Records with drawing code
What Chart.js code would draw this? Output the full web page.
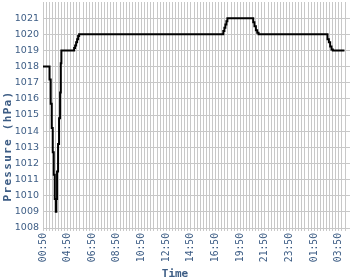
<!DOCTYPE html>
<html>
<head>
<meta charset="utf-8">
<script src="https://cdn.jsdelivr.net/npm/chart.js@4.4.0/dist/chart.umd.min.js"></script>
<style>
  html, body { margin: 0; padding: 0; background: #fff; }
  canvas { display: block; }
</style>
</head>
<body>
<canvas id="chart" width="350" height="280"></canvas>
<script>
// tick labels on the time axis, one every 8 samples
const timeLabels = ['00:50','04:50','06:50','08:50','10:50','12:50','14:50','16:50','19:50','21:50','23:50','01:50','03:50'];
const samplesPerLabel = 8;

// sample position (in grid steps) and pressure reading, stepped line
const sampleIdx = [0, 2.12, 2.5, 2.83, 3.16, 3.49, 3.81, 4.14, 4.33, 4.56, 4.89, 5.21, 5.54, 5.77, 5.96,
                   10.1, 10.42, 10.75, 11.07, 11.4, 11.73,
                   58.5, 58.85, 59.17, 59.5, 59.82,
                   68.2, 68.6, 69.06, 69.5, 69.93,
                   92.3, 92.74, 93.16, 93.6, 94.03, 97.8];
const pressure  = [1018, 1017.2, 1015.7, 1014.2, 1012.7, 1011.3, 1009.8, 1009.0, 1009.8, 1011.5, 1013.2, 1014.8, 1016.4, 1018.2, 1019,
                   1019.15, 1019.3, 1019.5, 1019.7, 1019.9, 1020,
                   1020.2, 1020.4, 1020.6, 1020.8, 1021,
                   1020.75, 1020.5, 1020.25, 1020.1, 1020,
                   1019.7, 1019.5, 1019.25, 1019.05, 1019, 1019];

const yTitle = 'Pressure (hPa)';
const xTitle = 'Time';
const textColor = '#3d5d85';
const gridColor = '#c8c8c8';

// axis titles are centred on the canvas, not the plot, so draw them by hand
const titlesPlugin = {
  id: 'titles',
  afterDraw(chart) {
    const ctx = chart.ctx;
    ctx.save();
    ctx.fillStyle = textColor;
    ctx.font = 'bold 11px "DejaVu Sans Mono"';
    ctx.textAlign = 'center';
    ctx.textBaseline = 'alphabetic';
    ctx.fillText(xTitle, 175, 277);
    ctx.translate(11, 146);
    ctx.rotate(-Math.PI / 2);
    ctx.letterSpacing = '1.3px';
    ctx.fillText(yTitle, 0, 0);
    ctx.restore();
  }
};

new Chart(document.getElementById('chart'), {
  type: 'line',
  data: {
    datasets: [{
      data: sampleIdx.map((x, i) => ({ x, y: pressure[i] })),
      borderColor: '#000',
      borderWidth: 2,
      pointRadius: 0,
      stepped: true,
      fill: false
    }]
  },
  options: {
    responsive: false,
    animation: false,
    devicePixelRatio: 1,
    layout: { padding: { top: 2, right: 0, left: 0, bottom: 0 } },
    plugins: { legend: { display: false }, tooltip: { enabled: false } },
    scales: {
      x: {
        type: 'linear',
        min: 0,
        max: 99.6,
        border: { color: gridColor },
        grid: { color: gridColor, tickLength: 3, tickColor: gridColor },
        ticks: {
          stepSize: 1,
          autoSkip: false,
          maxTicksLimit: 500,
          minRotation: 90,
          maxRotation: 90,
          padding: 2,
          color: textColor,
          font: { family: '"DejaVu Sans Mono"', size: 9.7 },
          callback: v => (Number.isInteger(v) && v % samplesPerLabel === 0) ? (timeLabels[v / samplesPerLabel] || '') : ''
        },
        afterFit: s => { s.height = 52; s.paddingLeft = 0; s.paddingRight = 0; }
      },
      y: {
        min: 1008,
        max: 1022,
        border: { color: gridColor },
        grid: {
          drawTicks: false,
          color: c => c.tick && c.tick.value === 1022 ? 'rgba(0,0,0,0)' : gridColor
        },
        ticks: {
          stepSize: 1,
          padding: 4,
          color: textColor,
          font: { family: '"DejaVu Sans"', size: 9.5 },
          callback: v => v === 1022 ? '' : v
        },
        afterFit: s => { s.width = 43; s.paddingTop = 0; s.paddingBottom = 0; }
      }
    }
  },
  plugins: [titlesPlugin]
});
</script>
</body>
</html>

* * *

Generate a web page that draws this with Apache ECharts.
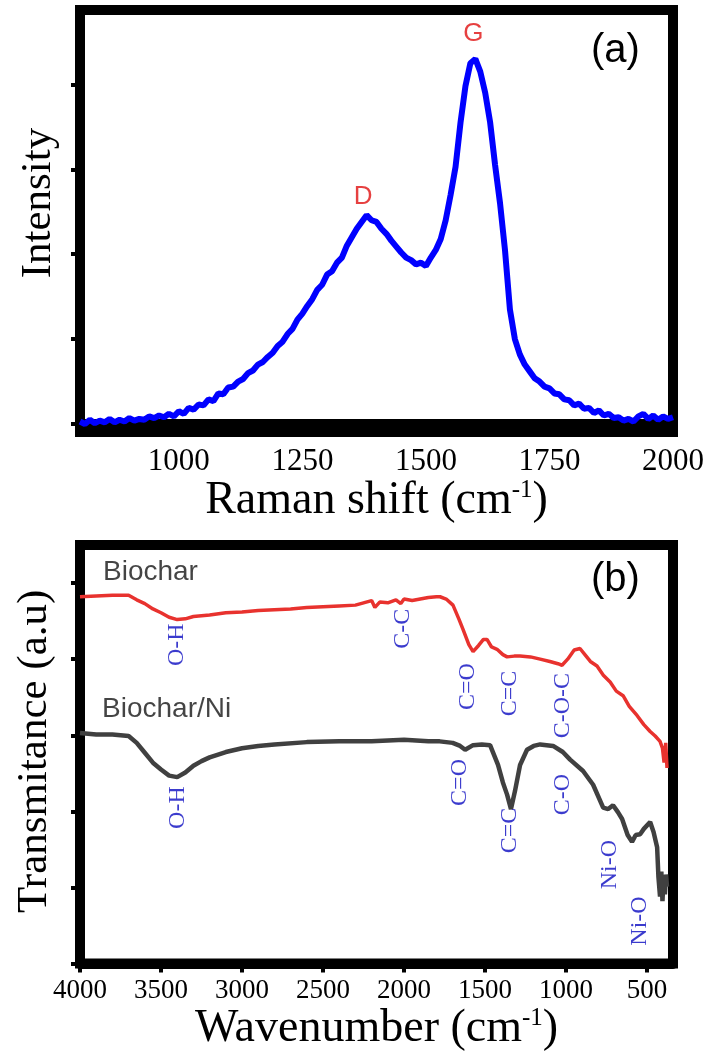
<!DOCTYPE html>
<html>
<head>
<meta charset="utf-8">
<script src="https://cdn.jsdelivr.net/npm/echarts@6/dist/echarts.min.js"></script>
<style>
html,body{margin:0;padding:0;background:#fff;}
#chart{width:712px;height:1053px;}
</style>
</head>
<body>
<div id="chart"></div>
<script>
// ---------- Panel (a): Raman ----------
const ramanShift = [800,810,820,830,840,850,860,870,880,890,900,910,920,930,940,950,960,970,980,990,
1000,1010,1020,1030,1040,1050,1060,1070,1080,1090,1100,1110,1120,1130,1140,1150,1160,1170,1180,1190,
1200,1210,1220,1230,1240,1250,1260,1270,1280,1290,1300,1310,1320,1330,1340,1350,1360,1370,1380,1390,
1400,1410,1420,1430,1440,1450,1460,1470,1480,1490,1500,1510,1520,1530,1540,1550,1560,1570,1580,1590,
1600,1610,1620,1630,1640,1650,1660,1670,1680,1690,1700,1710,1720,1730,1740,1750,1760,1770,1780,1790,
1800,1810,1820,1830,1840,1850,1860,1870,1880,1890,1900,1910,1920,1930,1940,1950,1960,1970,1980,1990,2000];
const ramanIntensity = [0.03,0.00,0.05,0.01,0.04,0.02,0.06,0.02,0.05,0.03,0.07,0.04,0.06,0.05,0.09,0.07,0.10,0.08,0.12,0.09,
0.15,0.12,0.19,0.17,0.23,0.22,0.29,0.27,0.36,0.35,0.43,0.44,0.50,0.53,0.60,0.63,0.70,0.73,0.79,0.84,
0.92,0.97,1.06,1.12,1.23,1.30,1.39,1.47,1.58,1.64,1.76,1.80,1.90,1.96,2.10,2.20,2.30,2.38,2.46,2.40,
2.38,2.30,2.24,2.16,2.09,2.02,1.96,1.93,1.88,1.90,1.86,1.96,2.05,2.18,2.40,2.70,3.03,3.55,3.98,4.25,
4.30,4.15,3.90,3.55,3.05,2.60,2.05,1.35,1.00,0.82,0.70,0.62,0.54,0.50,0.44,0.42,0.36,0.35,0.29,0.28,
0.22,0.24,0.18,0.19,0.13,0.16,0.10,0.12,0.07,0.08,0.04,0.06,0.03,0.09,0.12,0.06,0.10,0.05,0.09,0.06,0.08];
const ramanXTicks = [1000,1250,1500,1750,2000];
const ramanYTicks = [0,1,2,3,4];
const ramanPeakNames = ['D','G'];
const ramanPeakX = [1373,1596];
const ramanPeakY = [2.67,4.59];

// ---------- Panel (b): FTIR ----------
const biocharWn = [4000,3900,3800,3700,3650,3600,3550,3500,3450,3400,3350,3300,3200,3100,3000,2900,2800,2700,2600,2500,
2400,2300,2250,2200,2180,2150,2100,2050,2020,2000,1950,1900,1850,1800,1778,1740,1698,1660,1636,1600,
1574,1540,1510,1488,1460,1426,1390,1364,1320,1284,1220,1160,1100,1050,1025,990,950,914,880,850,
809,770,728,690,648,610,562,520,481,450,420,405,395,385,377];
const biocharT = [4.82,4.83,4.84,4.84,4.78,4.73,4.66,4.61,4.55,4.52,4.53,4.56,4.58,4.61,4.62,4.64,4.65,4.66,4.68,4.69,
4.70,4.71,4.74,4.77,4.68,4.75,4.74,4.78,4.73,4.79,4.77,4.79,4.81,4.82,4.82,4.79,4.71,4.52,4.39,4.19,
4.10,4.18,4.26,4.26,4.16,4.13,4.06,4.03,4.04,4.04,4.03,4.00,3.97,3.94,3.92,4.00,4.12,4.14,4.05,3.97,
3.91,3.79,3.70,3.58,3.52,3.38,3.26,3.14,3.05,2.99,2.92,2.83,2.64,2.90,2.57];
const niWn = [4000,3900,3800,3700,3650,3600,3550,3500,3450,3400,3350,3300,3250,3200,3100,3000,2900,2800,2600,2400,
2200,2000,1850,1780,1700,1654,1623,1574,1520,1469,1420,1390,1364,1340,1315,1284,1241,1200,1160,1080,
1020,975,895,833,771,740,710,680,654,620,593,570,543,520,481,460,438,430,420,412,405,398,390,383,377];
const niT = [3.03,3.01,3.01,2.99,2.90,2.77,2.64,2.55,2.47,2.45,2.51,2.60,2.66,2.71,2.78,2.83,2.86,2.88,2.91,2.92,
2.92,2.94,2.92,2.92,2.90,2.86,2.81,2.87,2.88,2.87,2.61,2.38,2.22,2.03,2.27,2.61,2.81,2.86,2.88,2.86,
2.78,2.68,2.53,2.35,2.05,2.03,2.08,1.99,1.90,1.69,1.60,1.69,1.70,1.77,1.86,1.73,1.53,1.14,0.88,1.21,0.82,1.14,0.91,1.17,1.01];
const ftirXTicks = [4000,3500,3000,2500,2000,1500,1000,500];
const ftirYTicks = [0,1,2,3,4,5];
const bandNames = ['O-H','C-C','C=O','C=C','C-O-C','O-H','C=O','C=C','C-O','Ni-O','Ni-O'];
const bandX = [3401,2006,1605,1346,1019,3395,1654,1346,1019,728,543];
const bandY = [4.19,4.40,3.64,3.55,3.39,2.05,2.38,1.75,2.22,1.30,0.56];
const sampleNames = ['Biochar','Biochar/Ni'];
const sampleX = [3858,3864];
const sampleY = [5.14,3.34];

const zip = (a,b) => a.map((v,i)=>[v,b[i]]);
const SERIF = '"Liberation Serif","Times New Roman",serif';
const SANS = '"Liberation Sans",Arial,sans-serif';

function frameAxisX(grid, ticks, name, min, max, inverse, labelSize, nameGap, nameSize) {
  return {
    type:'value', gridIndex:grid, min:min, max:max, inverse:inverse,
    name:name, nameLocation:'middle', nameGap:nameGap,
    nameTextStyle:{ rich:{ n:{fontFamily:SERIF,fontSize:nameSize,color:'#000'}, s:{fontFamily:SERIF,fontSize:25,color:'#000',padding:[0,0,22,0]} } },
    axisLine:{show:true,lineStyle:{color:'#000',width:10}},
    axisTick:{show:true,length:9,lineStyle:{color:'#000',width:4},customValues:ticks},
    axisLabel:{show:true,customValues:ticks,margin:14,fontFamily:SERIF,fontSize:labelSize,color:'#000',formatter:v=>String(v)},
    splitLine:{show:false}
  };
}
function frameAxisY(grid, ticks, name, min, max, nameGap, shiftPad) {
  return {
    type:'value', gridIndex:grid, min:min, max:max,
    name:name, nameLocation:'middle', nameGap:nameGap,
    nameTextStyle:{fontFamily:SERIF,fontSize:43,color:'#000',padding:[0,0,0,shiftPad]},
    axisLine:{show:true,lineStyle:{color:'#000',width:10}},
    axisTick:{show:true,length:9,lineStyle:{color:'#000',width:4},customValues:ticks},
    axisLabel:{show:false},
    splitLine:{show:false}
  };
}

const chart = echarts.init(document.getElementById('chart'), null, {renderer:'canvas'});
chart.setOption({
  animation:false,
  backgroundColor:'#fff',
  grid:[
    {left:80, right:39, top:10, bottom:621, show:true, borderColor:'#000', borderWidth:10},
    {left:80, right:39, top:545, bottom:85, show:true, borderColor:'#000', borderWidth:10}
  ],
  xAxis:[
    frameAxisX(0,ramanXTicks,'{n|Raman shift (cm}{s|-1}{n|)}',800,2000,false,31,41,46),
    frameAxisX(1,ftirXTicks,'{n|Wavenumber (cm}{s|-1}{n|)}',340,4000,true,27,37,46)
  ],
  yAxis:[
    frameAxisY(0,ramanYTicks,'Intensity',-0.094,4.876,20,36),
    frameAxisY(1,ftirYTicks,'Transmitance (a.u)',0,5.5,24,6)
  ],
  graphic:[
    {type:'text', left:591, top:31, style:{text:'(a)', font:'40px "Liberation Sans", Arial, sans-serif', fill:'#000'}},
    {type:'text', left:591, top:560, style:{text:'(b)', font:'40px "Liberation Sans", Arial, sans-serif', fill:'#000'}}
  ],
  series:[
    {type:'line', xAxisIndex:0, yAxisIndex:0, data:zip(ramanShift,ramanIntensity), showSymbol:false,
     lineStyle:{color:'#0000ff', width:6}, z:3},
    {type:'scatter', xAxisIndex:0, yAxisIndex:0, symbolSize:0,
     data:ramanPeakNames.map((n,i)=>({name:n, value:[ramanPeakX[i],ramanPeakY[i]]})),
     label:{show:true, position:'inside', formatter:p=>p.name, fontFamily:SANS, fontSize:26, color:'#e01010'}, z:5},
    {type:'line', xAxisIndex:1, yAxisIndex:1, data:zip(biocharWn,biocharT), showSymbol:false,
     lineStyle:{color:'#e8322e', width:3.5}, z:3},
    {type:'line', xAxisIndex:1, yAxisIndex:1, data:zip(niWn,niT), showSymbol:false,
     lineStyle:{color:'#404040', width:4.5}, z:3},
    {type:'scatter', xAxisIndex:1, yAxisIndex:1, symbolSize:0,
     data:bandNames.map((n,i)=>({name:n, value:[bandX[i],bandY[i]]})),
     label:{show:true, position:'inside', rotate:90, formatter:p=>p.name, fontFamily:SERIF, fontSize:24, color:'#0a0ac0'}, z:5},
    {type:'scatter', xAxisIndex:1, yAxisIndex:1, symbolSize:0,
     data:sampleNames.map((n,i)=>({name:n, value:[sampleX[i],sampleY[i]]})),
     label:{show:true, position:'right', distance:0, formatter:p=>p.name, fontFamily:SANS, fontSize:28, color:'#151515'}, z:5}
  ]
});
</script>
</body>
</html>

* * *

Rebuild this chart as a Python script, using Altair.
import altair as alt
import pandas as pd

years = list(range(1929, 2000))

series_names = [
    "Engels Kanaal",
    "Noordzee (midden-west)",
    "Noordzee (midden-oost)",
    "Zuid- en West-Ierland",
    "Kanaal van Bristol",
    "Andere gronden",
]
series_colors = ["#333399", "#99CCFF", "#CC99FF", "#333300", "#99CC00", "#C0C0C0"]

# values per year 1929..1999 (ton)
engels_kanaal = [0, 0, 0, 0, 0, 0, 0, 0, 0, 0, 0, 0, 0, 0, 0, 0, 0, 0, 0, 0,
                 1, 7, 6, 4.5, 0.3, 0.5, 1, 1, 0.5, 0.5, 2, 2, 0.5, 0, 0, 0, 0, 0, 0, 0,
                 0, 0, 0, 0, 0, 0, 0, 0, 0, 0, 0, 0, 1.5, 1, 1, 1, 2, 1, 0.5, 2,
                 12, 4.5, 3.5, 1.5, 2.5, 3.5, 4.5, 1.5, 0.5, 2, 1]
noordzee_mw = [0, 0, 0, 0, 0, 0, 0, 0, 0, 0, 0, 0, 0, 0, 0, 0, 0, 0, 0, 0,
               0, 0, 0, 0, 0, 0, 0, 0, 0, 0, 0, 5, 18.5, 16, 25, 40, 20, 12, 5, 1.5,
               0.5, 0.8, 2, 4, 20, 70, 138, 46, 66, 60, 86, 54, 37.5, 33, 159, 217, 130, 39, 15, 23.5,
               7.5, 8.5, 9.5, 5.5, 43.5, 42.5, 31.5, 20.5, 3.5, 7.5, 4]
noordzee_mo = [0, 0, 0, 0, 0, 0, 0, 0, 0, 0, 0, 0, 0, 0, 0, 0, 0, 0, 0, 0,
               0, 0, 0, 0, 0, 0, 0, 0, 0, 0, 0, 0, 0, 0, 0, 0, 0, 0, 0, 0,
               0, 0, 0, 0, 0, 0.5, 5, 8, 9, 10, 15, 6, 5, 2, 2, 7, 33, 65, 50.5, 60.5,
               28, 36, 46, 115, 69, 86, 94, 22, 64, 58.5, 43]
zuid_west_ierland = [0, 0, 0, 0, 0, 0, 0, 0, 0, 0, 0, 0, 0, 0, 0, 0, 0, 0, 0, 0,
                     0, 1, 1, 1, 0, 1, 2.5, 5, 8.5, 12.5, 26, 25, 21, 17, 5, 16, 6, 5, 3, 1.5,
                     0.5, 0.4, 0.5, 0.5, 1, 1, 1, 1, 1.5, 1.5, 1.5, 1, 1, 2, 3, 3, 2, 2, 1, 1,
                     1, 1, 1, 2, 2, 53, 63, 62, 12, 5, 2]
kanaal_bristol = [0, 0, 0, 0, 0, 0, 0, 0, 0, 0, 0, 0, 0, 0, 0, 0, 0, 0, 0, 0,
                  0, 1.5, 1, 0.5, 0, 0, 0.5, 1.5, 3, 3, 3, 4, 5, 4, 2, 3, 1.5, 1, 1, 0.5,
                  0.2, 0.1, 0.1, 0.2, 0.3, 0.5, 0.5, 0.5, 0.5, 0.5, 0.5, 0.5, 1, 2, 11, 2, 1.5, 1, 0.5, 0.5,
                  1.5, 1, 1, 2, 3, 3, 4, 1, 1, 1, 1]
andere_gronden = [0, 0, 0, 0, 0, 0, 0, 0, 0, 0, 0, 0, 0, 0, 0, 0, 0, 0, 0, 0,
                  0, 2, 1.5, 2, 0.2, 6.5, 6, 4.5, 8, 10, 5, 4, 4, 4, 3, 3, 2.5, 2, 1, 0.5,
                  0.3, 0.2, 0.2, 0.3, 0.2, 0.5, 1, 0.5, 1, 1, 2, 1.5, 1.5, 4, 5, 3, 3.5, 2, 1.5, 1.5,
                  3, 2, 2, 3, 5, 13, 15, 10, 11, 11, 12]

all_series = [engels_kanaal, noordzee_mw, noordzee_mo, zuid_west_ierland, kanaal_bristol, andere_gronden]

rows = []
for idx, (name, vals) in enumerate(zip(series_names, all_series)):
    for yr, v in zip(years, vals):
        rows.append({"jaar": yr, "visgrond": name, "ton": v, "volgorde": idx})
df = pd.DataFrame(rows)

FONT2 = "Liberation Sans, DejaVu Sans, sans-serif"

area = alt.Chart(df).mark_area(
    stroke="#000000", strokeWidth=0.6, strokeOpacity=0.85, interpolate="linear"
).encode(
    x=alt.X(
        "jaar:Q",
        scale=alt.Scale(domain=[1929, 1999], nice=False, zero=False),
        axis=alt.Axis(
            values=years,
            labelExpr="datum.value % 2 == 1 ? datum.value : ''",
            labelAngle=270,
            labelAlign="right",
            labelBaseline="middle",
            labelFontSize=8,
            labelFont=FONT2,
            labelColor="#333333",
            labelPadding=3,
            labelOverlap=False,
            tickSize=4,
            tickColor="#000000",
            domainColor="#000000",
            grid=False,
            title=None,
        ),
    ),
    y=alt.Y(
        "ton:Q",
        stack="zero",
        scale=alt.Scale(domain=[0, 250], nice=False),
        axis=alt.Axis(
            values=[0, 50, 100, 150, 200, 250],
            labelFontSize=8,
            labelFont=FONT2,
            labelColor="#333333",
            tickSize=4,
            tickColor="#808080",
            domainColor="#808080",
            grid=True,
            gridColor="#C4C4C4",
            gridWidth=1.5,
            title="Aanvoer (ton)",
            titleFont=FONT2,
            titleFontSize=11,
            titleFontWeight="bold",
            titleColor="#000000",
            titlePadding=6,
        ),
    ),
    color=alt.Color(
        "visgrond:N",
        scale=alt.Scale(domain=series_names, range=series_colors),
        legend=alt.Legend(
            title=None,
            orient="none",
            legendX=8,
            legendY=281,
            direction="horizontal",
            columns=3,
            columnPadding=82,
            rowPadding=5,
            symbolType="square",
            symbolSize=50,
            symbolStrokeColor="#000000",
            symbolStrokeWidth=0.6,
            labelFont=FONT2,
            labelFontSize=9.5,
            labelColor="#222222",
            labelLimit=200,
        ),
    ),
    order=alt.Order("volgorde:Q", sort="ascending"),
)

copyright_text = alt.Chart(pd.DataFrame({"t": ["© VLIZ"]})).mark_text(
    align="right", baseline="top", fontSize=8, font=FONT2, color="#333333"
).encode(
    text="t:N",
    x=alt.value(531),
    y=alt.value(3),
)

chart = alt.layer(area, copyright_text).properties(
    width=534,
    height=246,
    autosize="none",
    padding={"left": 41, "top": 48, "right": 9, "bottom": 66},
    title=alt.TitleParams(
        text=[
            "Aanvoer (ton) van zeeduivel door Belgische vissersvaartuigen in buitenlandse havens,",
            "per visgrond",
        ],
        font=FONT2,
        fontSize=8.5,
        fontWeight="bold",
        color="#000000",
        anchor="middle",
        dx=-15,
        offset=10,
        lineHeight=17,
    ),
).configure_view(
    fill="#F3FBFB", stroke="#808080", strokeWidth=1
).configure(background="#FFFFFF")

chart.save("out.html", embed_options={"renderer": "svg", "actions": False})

TASK DETAILS> Only the lines starting at the line with "What Chart.js code" and ending at the line with "const gridColor = '#c8c8c8';" should be printed again, exactly and with both ends kept; omit the pictures.

SOLUTION FOR THIS PROBLEM>
What Chart.js code would draw this? Output the full web page.
<!DOCTYPE html>
<html>
<head>
<meta charset="utf-8">
<script src="https://cdn.jsdelivr.net/npm/chart.js@4.4.0/dist/chart.umd.min.js"></script>
<style>
  html, body { margin: 0; padding: 0; background: #fff; }
  canvas { display: block; }
</style>
</head>
<body>
<canvas id="chart" width="350" height="280"></canvas>
<script>
// tick labels on the time axis, one every 8 samples
const timeLabels = ['00:50','04:50','06:50','08:50','10:50','12:50','14:50','16:50','19:50','21:50','23:50','01:50','03:50'];
const samplesPerLabel = 8;

// sample position (in grid steps) and pressure reading, stepped line
const sampleIdx = [0, 2.12, 2.5, 2.83, 3.16, 3.49, 3.81, 4.14, 4.33, 4.56, 4.89, 5.21, 5.54, 5.77, 5.96,
                   10.1, 10.42, 10.75, 11.07, 11.4, 11.73,
                   58.5, 58.85, 59.17, 59.5, 59.82,
                   68.2, 68.6, 69.06, 69.5, 69.93,
                   92.3, 92.74, 93.16, 93.6, 94.03, 97.8];
const pressure  = [1018, 1017.2, 1015.7, 1014.2, 1012.7, 1011.3, 1009.8, 1009.0, 1009.8, 1011.5, 1013.2, 1014.8, 1016.4, 1018.2, 1019,
                   1019.15, 1019.3, 1019.5, 1019.7, 1019.9, 1020,
                   1020.2, 1020.4, 1020.6, 1020.8, 1021,
                   1020.75, 1020.5, 1020.25, 1020.1, 1020,
                   1019.7, 1019.5, 1019.25, 1019.05, 1019, 1019];

const yTitle = 'Pressure (hPa)';
const xTitle = 'Time';
const textColor = '#3d5d85';
const gridColor = '#c8c8c8';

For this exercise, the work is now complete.